Persons of ordinary skill in the relevant arts will recognize that the subject matter hereof may comprise fewer features than illustrated in any individual embodiment described above. The embodiments described herein are not meant to be an exhaustive presentation of the ways in which the various features of the subject matter hereof may be combined. Accordingly, the embodiments are not mutually exclusive combinations of features; rather, the various embodiments can comprise a combination of different individual features selected from different individual embodiments, as understood by persons of ordinary skill in the art. Moreover, elements described with respect to one embodiment can be implemented in other embodiments even when not described in such embodiments unless otherwise noted.

Although a dependent claim may refer in the claims to a specific combination with one or more other claims, other embodiments can also include a combination of the dependent claim with the subject matter of each other dependent claim or a combination of one or more features with other dependent or independent claims. Such combinations are proposed herein unless it is stated that a specific combination is not intended.

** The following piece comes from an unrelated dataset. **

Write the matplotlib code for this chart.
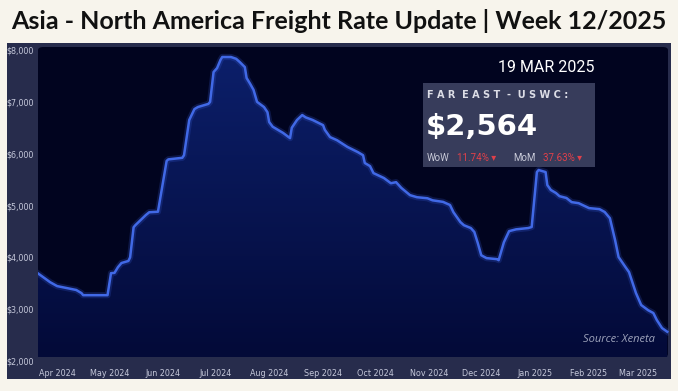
import numpy as np
import pandas as pd
import matplotlib.pyplot as plt
import matplotlib.dates as mdates
from matplotlib.patches import Rectangle, FancyBboxPatch
from matplotlib.colors import LinearSegmentedColormap

dates = ['2024-03-21', '2024-03-28', '2024-04-01', '2024-04-12', '2024-04-15', '2024-04-16',
         '2024-04-30', '2024-05-02', '2024-05-04', '2024-05-06', '2024-05-08', '2024-05-12',
         '2024-05-13', '2024-05-15', '2024-05-16', '2024-05-22', '2024-05-24', '2024-05-29',
         '2024-06-03', '2024-06-04', '2024-06-12', '2024-06-13', '2024-06-16', '2024-06-19',
         '2024-06-21', '2024-06-27', '2024-06-28', '2024-06-30', '2024-07-02', '2024-07-04',
         '2024-07-05', '2024-07-10', '2024-07-13', '2024-07-15', '2024-07-18', '2024-07-19',
         '2024-07-21', '2024-07-23', '2024-07-25', '2024-07-29', '2024-07-31', '2024-08-01',
         '2024-08-03', '2024-08-06', '2024-08-09', '2024-08-13', '2024-08-14', '2024-08-17',
         '2024-08-20', '2024-08-22', '2024-08-26', '2024-08-29', '2024-09-01', '2024-09-02',
         '2024-09-05', '2024-09-09', '2024-09-15', '2024-09-21', '2024-09-24', '2024-09-25',
         '2024-09-28', '2024-09-30', '2024-10-06', '2024-10-10', '2024-10-13', '2024-10-16',
         '2024-10-21', '2024-10-25', '2024-10-31', '2024-11-03', '2024-11-09', '2024-11-13',
         '2024-11-15', '2024-11-19', '2024-11-21', '2024-11-25', '2024-11-27', '2024-11-29',
         '2024-12-01', '2024-12-04', '2024-12-10', '2024-12-11', '2024-12-14', '2024-12-17',
         '2024-12-21', '2024-12-28', '2024-12-30', '2025-01-02', '2025-01-03', '2025-01-07',
         '2025-01-08', '2025-01-10', '2025-01-13', '2025-01-15', '2025-01-19', '2025-01-22',
         '2025-01-26', '2025-02-01', '2025-02-07', '2025-02-10', '2025-02-13', '2025-02-16',
         '2025-02-18', '2025-02-22', '2025-02-24', '2025-02-28', '2025-03-03', '2025-03-07',
         '2025-03-10', '2025-03-12', '2025-03-15', '2025-03-18']
rates = [3690, 3520, 3445, 3370, 3310, 3270,
         3270, 3695, 3700, 3810, 3890, 3930,
         4000, 4580, 4620, 4815, 4870, 4880,
         5860, 5890, 5920, 5970, 6650, 6860,
         6900, 6960, 7000, 7575, 7650, 7810,
         7865, 7865, 7830, 7770, 7670, 7460,
         7350, 7230, 7000, 6900, 6800, 6610,
         6520, 6460, 6400, 6300, 6500, 6650,
         6745, 6700, 6650, 6600, 6550, 6460,
         6320, 6260, 6130, 6030, 5970, 5820,
         5760, 5625, 5530, 5430, 5450, 5340,
         5200, 5160, 5140, 5100, 5070, 5010,
         4870, 4680, 4620, 4565, 4490, 4275,
         4040, 3985, 3965, 3945, 4290, 4505,
         4540, 4565, 4585, 5645, 5685, 5645,
         5395, 5300, 5240, 5180, 5145, 5065,
         5045, 4950, 4930, 4875, 4755, 4330,
         4005, 3810, 3715, 3310, 3080, 2980,
         2925, 2790, 2635, 2564]
yticks = [2000, 3000, 4000, 5000, 6000, 7000, 8000]
months = ['2024-04-01', '2024-05-01', '2024-06-01', '2024-07-01', '2024-08-01', '2024-09-01',
          '2024-10-01', '2024-11-01', '2024-12-01', '2025-01-01', '2025-02-01', '2025-03-01']

x = pd.to_datetime(dates)
W, H = 678, 391
fig = plt.figure(figsize=(W / 100, H / 100), dpi=100)
fig.patch.set_facecolor('#f7f4ec')

# panels (behind the axes)
fig.patches.append(Rectangle((7 / W, 1 - 379 / H), 664 / W, 336 / H, transform=fig.transFigure,
                             facecolor='#272c4c', edgecolor='none', zorder=-2))
fig.patches.append(FancyBboxPatch((38 / W, 1 - 357 / H), 630 / W, 310 / H,
                                  boxstyle='round,pad=0,rounding_size=0.008',
                                  transform=fig.transFigure, facecolor='#01041f',
                                  edgecolor='none', zorder=-1))

fig.text(0.5, 1 - 21 / H, 'Asia - North America Freight Rate Update | Week 12/2025',
         ha='center', va='center', fontsize=18, fontweight='bold',
         family=['Lato', 'DejaVu Sans'], color='#111111')

ax = fig.add_axes([38 / W, 1 - 361 / H, 631 / W, 311 / H])
ax.set_facecolor('none')
for s in ax.spines.values():
    s.set_visible(False)

xn = mdates.date2num(x)
# gradient fill under the line
grad = np.linspace(0, 1, 256).reshape(-1, 1)
cmap = LinearSegmentedColormap.from_list('g', ['#030a38', '#0c1f6a'])
im = ax.imshow(grad, aspect='auto', cmap=cmap, origin='lower',
               extent=[xn[0], xn[-1], 2070, 7900], zorder=1)
poly = ax.fill_between(x, rates, 2070, facecolor='none', edgecolor='none')
im.set_clip_path(poly.get_paths()[0], transform=ax.transData)
ax.plot(x, rates, color='#3a5fdc', lw=4.5, alpha=0.22, zorder=2)
ax.plot(x, rates, color='#4169e6', lw=1.8, zorder=3, solid_joinstyle='round')

ax.set_xlim(pd.Timestamp('2024-03-21'), pd.Timestamp('2025-03-19'))
ax.set_ylim(2000, 8000)
ax.set_yticks(yticks, ['${:,}'.format(v) for v in yticks])
mt = pd.to_datetime(months)
ax.set_xticks(mt, [m.strftime('%b %Y') for m in mt])
ax.tick_params(axis='both', length=0, labelsize=5.8, labelcolor='#c5c8da')
ax.tick_params(axis='y', pad=3)
ax.tick_params(axis='x', pad=6)

# info box
fig.text(595 / W, 1 - 68 / H, '19 MAR 2025', ha='right', va='center', fontsize=11.5,
         family='Roboto', color='white')
fig.patches.append(Rectangle((423 / W, 1 - 167 / H), 172 / W, 84 / H, transform=fig.transFigure,
                             facecolor='#3b405f', edgecolor='none', alpha=0.95, zorder=4))
fig.text(427 / W, 1 - 95 / H, 'F A R  E A S T  -  U S W C :', ha='left', va='center',
         fontsize=7, fontweight='bold', color='#dcdde6', zorder=5)
fig.text(426 / W, 1 - 127 / H, '$2,564', ha='left', va='center', fontsize=21,
         fontweight='bold', color='white', zorder=5)
fig.text(427 / W, 1 - 158 / H, 'WoW', ha='left', va='center', fontsize=7,
         family='Roboto', color='#c8cad8', zorder=5)
fig.text(457 / W, 1 - 158 / H, '11.74% ▾', ha='left', va='center', fontsize=7,
         family=['Roboto', 'DejaVu Sans'], color='#e0404a', zorder=5)
fig.text(513 / W, 1 - 158 / H, 'MoM', ha='left', va='center', fontsize=7,
         family='Roboto', color='#c8cad8', zorder=5)
fig.text(543 / W, 1 - 158 / H, '37.63% ▾', ha='left', va='center', fontsize=7,
         family=['Roboto', 'DejaVu Sans'], color='#e0404a', zorder=5)

fig.text(655 / W, 1 - 339 / H, 'Source: Xeneta', ha='right', va='center', fontsize=8,
         style='italic', family='Open Sans', color='#9ea3bb')

fig.savefig('out.png', dpi=100, facecolor=fig.get_facecolor())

Any incorporation by reference of documents above is limited such that no subject matter is incorporated that is contrary to the explicit disclosure herein. Any incorporation by reference of documents above is further limited such that no claims included in the documents are incorporated by reference herein. Any incorporation by reference of documents above is yet further limited such that any definitions provided in the documents are not incorporated by reference herein unless expressly included herein.

For purposes of interpreting the claims, it is expressly intended that the provisions of 35 U.S.C. § 112 (f) are not to be invoked unless the specific terms “means for” or “step for” are recited in a claim.